_What the task requires_
Copy out all lines that hold "this".

++++ Data for processing

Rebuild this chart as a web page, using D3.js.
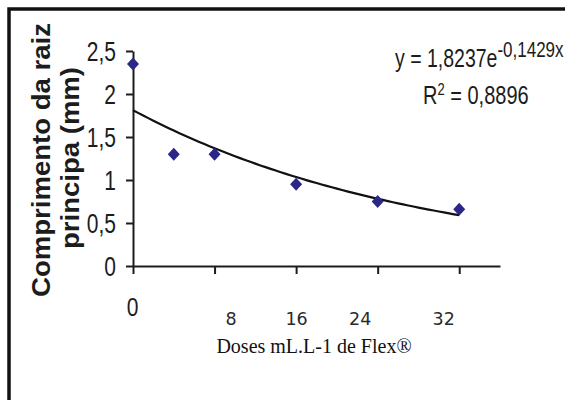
<!DOCTYPE html>
<html><head><meta charset="utf-8">
<script src="https://cdn.jsdelivr.net/npm/d3@7"></script>
<style>body{margin:0;background:#fff}svg{display:block}</style>
</head><body><svg id="c" width="565" height="400"></svg>
<script>
// ---- data ----
const doses = [0, 4, 8, 16, 24, 32];
const lengths = [2.35, 1.30, 1.30, 0.95, 0.75, 0.66];
const xTicks = [0, 8, 16, 24, 32];
const xTickLabels = ["0", "8", "16", "24", "32"];
const yTicks = [0, 0.5, 1, 1.5, 2, 2.5];
const yTickLabels = ["0", "0,5", "1", "1,5", "2", "2,5"];
const xTitle = "Doses mL.L-1 de Flex®";
const yTitleLines = ["Comprimento da raiz", "principa (mm)"];
const eqMain = "y = 1,8237e";
const eqExp = "-0,1429x";
const r2Label = "R";
const r2Value = " = 0,8896";

// ---- layout ----
const svg = d3.select("#c");
const x = d3.scaleLinear().domain([0, 36]).range([133, 500]);
const y = d3.scaleLinear().domain([0, 2.5]).range([266, 51]);
const ink = "#1c1c1c";

// frame
svg.append("path").attr("d", "M9,402V9H567").attr("fill", "none")
  .attr("stroke", "#111").attr("stroke-width", 3.5);

// exponential trend (least squares on ln y)
const lx = d3.mean(doses), ly = d3.mean(lengths, v => Math.log(v));
let sxy = 0, sxx = 0;
doses.forEach((d, i) => { sxy += (d - lx) * (Math.log(lengths[i]) - ly); sxx += (d - lx) ** 2; });
const b = sxy / sxx, a = Math.exp(ly - b * lx);
const fitX = d3.range(0, 32.01, 0.5);

// axes
const yAxis = d3.axisLeft(y).tickValues(yTicks).tickFormat((d, i) => yTickLabels[i])
  .tickSizeOuter(0).tickSizeInner(7);
const gy = svg.append("g").attr("transform", `translate(${x(0)},0)`).call(yAxis);
gy.select(".domain").attr("stroke", ink).attr("stroke-width", 2);
gy.selectAll(".tick line").attr("stroke", ink).attr("stroke-width", 2);
gy.selectAll(".tick text").attr("x", -17).attr("dy", "0.36em")
  .attr("transform", "scale(1,1.3)")
  .attr("font-family", "Liberation Sans, Arial, sans-serif").attr("font-size", 21)
  .attr("fill", ink);

const xAxis = d3.axisBottom(x).tickValues(xTicks).tickFormat((d, i) => xTickLabels[i])
  .tickSizeOuter(0).tickSizeInner(8);
const gx = svg.append("g").attr("transform", `translate(0,${y(0)})`).call(xAxis);
gx.select(".domain").attr("stroke", ink).attr("stroke-width", 2);
gx.selectAll(".tick line").attr("stroke", ink).attr("stroke-width", 2);
const xShift = [[-1, 48], [16, 59], [0, 59], [-18, 59], [-16, 59]];
gx.selectAll(".tick text")
  .attr("dy", 0)
  .attr("x", (d, i) => xShift[i][0])
  .attr("y", (d, i) => xShift[i][1])
  .attr("fill", ink)
  .each(function (d, i) {
    const t = d3.select(this);
    if (i === 0) {
      t.attr("font-family", "Liberation Sans, Arial, sans-serif").attr("font-size", 21)
       .attr("transform", "translate(0,-10) scale(1,1.25)");
    } else {
      t.attr("font-family", "DejaVu Sans, Verdana, sans-serif").attr("font-size", 17.5)
       .attr("fill", "#2a2a2a");
    }
  });

// trend line
svg.append("path").datum(fitX)
  .attr("d", d3.line().x(d => x(d)).y(d => y(a * Math.exp(b * d))))
  .attr("fill", "none").attr("stroke", "#111").attr("stroke-width", 2.2);

// markers
const diamond = { draw(ctx, s) { const w = 6, h = 6.5; ctx.moveTo(0, -h); ctx.lineTo(w, 0); ctx.lineTo(0, h); ctx.lineTo(-w, 0); ctx.closePath(); } };
svg.append("g").selectAll("path").data(doses).join("path")
  .attr("transform", (d, i) => `translate(${x(d)},${y(lengths[i])})`)
  .attr("d", d3.symbol().type(diamond)())
  .attr("fill", "#2b2787");

// x title
svg.append("text").attr("x", 314).attr("y", 353).attr("text-anchor", "middle")
  .attr("font-family", "Liberation Serif, Times New Roman, serif").attr("font-size", 20)
  .attr("fill", "#111").text(xTitle);

// y title
const yt = svg.append("g").attr("transform", "translate(0,160) rotate(-90)");
yt.append("text").attr("x", 0).attr("y", 50).attr("text-anchor", "middle")
  .attr("font-family", "Liberation Sans, Arial, sans-serif").attr("font-weight", "bold")
  .attr("font-size", 25).attr("textLength", 274).attr("lengthAdjust", "spacingAndGlyphs")
  .attr("fill", ink).text(yTitleLines[0]);
yt.append("text").attr("x", 2).attr("y", 79).attr("text-anchor", "middle")
  .attr("font-family", "Liberation Sans, Arial, sans-serif").attr("font-weight", "bold")
  .attr("font-size", 25).attr("textLength", 182).attr("lengthAdjust", "spacingAndGlyphs")
  .attr("fill", ink).text(yTitleLines[1]);

// equation
const eq = svg.append("g").attr("font-family", "Liberation Sans, Arial, sans-serif").attr("fill", ink);
const l1 = eq.append("text").attr("transform", "translate(395,67) scale(1,1.3)").attr("font-size", 19.5);
l1.append("tspan").text(eqMain);
l1.append("tspan").attr("font-size", 17).attr("dy", -8).text(eqExp);
const l2 = eq.append("text").attr("transform", "translate(423,104) scale(1,1.3)").attr("font-size", 20);
l2.append("tspan").text(r2Label);
l2.append("tspan").attr("font-size", 13).attr("dy", -7).text("2");
l2.append("tspan").attr("dy", 7).text(r2Value);
</script></body></html>
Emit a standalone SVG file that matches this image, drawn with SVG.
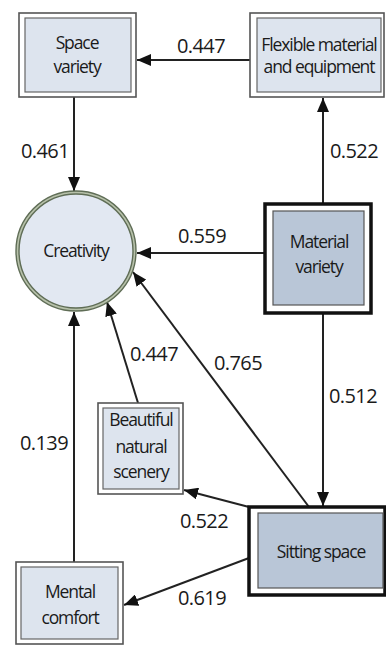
<svg xmlns="http://www.w3.org/2000/svg" width="386" height="645" viewBox="0 0 386 645">
<style>
  .t { font-family: "Open Sans", "Noto Sans", sans-serif; font-size: 17.5px; letter-spacing: -1.1px; fill: #1a1a1a; text-anchor: middle; }
  .n { font-family: "Open Sans", "Noto Sans", sans-serif; font-size: 20px; letter-spacing: -0.6px; fill: #1a1a1a; }
  .ob { fill: #fff; stroke: #555; stroke-width: 1.6; }
  .ib { fill: #dde4ee; stroke: #666; stroke-width: 1.2; }
  .obk { fill: #fff; stroke: #111; stroke-width: 3.5; }
  .ibk { fill: #b9c6d7; stroke: #555; stroke-width: 1.2; }
  .c { stroke: #222; stroke-width: 2; fill: none; marker-end: url(#ah); }
</style>
<defs>
  <marker id="ah" markerUnits="userSpaceOnUse" markerWidth="14" markerHeight="12" viewBox="0 0 14 12" refX="14" refY="6" orient="auto">
    <path d="M0,0 L14,6 L0,12 Z" fill="#111"/>
  </marker>
</defs>
<rect width="386" height="645" fill="#fff"/>

<g id="connectors">
  <line class="c" x1="250" y1="60" x2="137" y2="60"/>
  <line class="c" x1="74" y1="97" x2="74" y2="191"/>
  <line class="c" x1="323" y1="204" x2="323" y2="98"/>
  <line class="c" x1="265" y1="253" x2="137" y2="253"/>
  <line class="c" x1="323" y1="313" x2="323" y2="506"/>
  <line class="c" x1="309" y1="507" x2="133" y2="272"/>
  <line class="c" x1="138" y1="403" x2="107" y2="302"/>
  <line class="c" x1="249" y1="507" x2="184" y2="490"/>
  <line class="c" x1="249" y1="558" x2="124" y2="605"/>
  <line class="c" x1="74" y1="562" x2="74" y2="312"/>
  <text class="n" x="177" y="53">0.447</text>
  <text class="n" x="21" y="158">0.461</text>
  <text class="n" x="330" y="158">0.522</text>
  <text class="n" x="178" y="243">0.559</text>
  <text class="n" x="214" y="370">0.765</text>
  <text class="n" x="329" y="403">0.512</text>
  <text class="n" x="130" y="361">0.447</text>
  <text class="n" x="20" y="450">0.139</text>
  <text class="n" x="180" y="528">0.522</text>
  <text class="n" x="178" y="605">0.619</text>
</g>

<g id="space-variety">
  <rect class="ob" x="19" y="13" width="117" height="84"/>
  <rect class="ib" x="25" y="18" width="106" height="74"/>
  <text class="t" x="77" y="49">Space</text>
  <text class="t" x="77" y="73">variety</text>
</g>

<g id="flexible">
  <rect class="ob" x="250" y="13" width="134" height="84"/>
  <rect class="ib" x="257" y="18" width="124" height="74"/>
  <text class="t" x="319" y="51">Flexible material</text>
  <text class="t" x="319" y="73">and equipment</text>
</g>

<g id="creativity">
  <circle cx="76" cy="251" r="60" fill="#b7c1aa" stroke="#5f6d56" stroke-width="1.4"/>
  <circle cx="76" cy="251" r="57" fill="#e2e8f2" stroke="#5f6d56" stroke-width="1.4"/>
  <text class="t" x="76" y="257">Creativity</text>
</g>

<g id="material-variety">
  <rect class="obk" x="265" y="204" width="106" height="109"/>
  <rect class="ibk" x="273" y="211" width="91" height="94"/>
  <text class="t" x="319" y="248">Material</text>
  <text class="t" x="319" y="273">variety</text>
</g>

<g id="beautiful">
  <rect class="ob" x="98" y="403" width="85" height="91"/>
  <rect class="ib" x="103" y="408" width="76" height="81"/>
  <text class="t" x="141" y="426">Beautiful</text>
  <text class="t" x="141" y="453">natural</text>
  <text class="t" x="141" y="478">scenery</text>
</g>

<g id="sitting-space">
  <rect class="obk" x="249" y="507" width="136" height="88"/>
  <rect class="ibk" x="258" y="513" width="125" height="75"/>
  <text class="t" x="321" y="558">Sitting space</text>
</g>

<g id="mental-comfort">
  <rect class="ob" x="16" y="562" width="107" height="82"/>
  <rect class="ib" x="21" y="567" width="97" height="72"/>
  <text class="t" x="70" y="598">Mental</text>
  <text class="t" x="70" y="624">comfort</text>
</g>
</svg>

++++++++

_Correct result_
Rebuild this chart as a web page, using D3.js.
    const t = d3.select(this);
Emit a standalone SVG file that matches this image, drawn with SVG.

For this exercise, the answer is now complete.